Their employees kept restaurants, bars and taxi companies in business. Their taxes also built council houses in Belfast, Glasgow and Brixton. No one ever dismissed the huge and impressive London economy with the words “ah yeah but, it’s only the multinationals”.
No one suggested the taxes paid in London were in some way unreal or illegitimate or that the English should construct economic indicators ex-London to give a better sense of the English economy. The international presence in London is taken as a given, as legitimate as the English sweet shop, retailer or farm.
We used to refer to the foreign companies in London as the Wimbledon model of economic development. This referred to the fact that Wimbledon is one of the premier global tennis tournaments, hosted in England, yet few English players ever feature. That doesn’t mean that the tournament is not real or about to leave because English players are not as good as foreign ones.

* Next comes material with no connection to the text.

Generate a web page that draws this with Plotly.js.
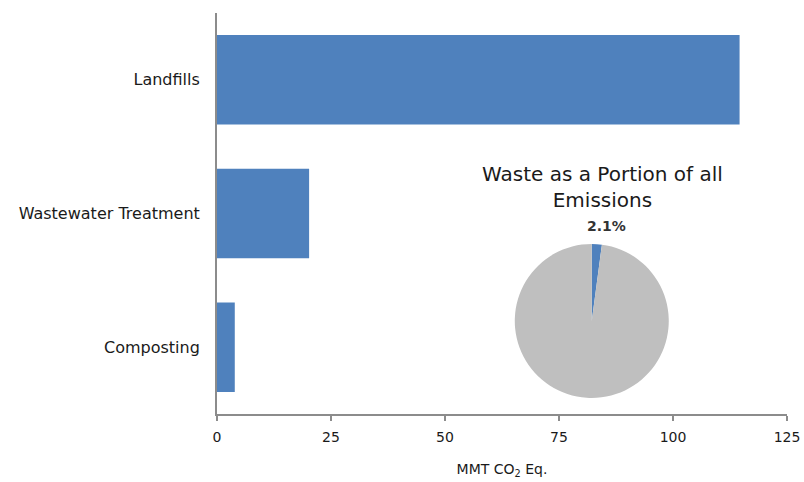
<!DOCTYPE html>
<html><head><meta charset="utf-8">
<script src="https://cdn.plot.ly/plotly-3.0.1.min.js"></script>
<style>html,body{margin:0;padding:0;background:#fff}#c{width:804px;height:482px}</style>
</head><body><div id="c"></div>
<script>
const categories = ["Composting", "Wastewater Treatment", "Landfills"];
const emissions = [3.9, 20.2, 114.6];
const xTicks = [0, 25, 50, 75, 100, 125];
const pieLabels = ["Waste", "All other emissions"];
const pieValues = [2.1, 97.9];
const pieTitle = "Waste as a Portion of all<br>Emissions";

const FONT = "DejaVu Sans, Verdana, sans-serif";
const data = [
  {type: "bar", orientation: "h", y: categories, x: emissions,
   marker: {color: "#4F81BD"}, hoverinfo: "x+y"},
  {type: "pie", values: pieValues, labels: pieLabels, sort: false,
   direction: "clockwise", rotation: 0,
   marker: {colors: ["#4F81BD", "#BFBFBF"], line: {width: 0}},
   textinfo: "none", showlegend: false,
   domain: {x: [0.52, 0.795], y: [0.04, 0.424]}}
];
const layout = {
  width: 804, height: 482,
  margin: {l: 217, r: 17, t: 13, b: 68},
  paper_bgcolor: "#fff", plot_bgcolor: "#fff",
  font: {family: FONT, color: "#1a1a1a", size: 13},
  showlegend: false,
  bargap: 0.33,
  xaxis: {range: [0, 125], tickvals: xTicks, ticks: "outside", ticklen: 5, tickwidth: 2,
          tickcolor: "#8c8c8c", showline: true, linecolor: "#8c8c8c", linewidth: 2,
          showgrid: false, zeroline: false, tickfont: {size: 14}, ticklabelstandoff: 4,
          title: {text: "MMT CO<sub>2</sub> Eq.", font: {size: 14}, standoff: 20}},
  yaxis: {range: [-0.5, 2.5], showline: true, linecolor: "#8c8c8c", linewidth: 2,
          showgrid: false, zeroline: false, ticks: "", ticklabelstandoff: 12,
          tickfont: {size: 16}},
  annotations: [
    {text: pieTitle, xref: "paper", yref: "paper", x: 0.676, y: 0.566,
     xanchor: "center", yanchor: "middle", showarrow: false,
     font: {size: 20, family: FONT, color: "#1a1a1a"}},
    {text: "<b>" + pieValues[0].toFixed(1) + "%</b>", xref: "paper", yref: "paper",
     x: 0.684, y: 0.468, xanchor: "center", yanchor: "middle", showarrow: false,
     font: {size: 14, family: FONT, color: "#333"}}
  ]
};
Plotly.newPlot("c", data, layout, {displayModeBar: false, staticPlot: true});
</script></body></html>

It’s not just the British who don’t suffer from AYB. The Belgians or Luxembourgers don’t make allowances for the fact that Brussels and Luxembourg are home to many multinationals and most of the EU institutions. They don’t calculate their economies net of these foreign bodies. They are there. They exist. Simple.
Maybe we should similarly look at the multinationals based in Ireland. They are here, they exist and they are not going anywhere soon.
When I get the Dart into Dublin and the carriage fills up at Grand Canal Dock, this is real. It is not a sleight of hand or a bit of tax trickery. These are real people, real employees, real managers, real “intrepreneurs”, and their existence is not ephemeral or in some way to be discounted when compared to the allegedly more solid and genuine Irish Rail worker who drives the Dart.
In an internationally open world, foreign direct investment is completely normal and these investment decisions are not taken lightly. Doubtless, multinational companies will be affected by the market. Creative destruction waits for no man, no company or no product – that is capitalism. The companies will be judged by how they compete in the market and as long as they do that, and we look after them, they will stay here. (If the world closes, the entire tax base shrinks, not just corportation tax).
Multinational companies live or die by the market, but if they compete effectively in it, and we look after them, they will stay here. There is no “ah yeah but”.
Ireland collected €8.2 billion in corporation tax in 2017 (2.7 per cent of GDP and 11.6 per cent of total tax receipts). This was an increase of 11.5 per cent on 2016. The 10 largest corporation-tax contributors accounted for 39 per cent of total receipts. And here is the big figure: foreign-owned multinationals accounted for 80 per cent of corporation-tax receipts in 2017.
This should be welcomed, not shamed or in some way discredited.
Revenue.ie calculates that a quarter of all employees – or about 530,000 – were in multinational companies or serviced multinational companies.
The multinationals are part of us and we are part of them. They are not about to up sticks. It’s time to get over our attachment issues.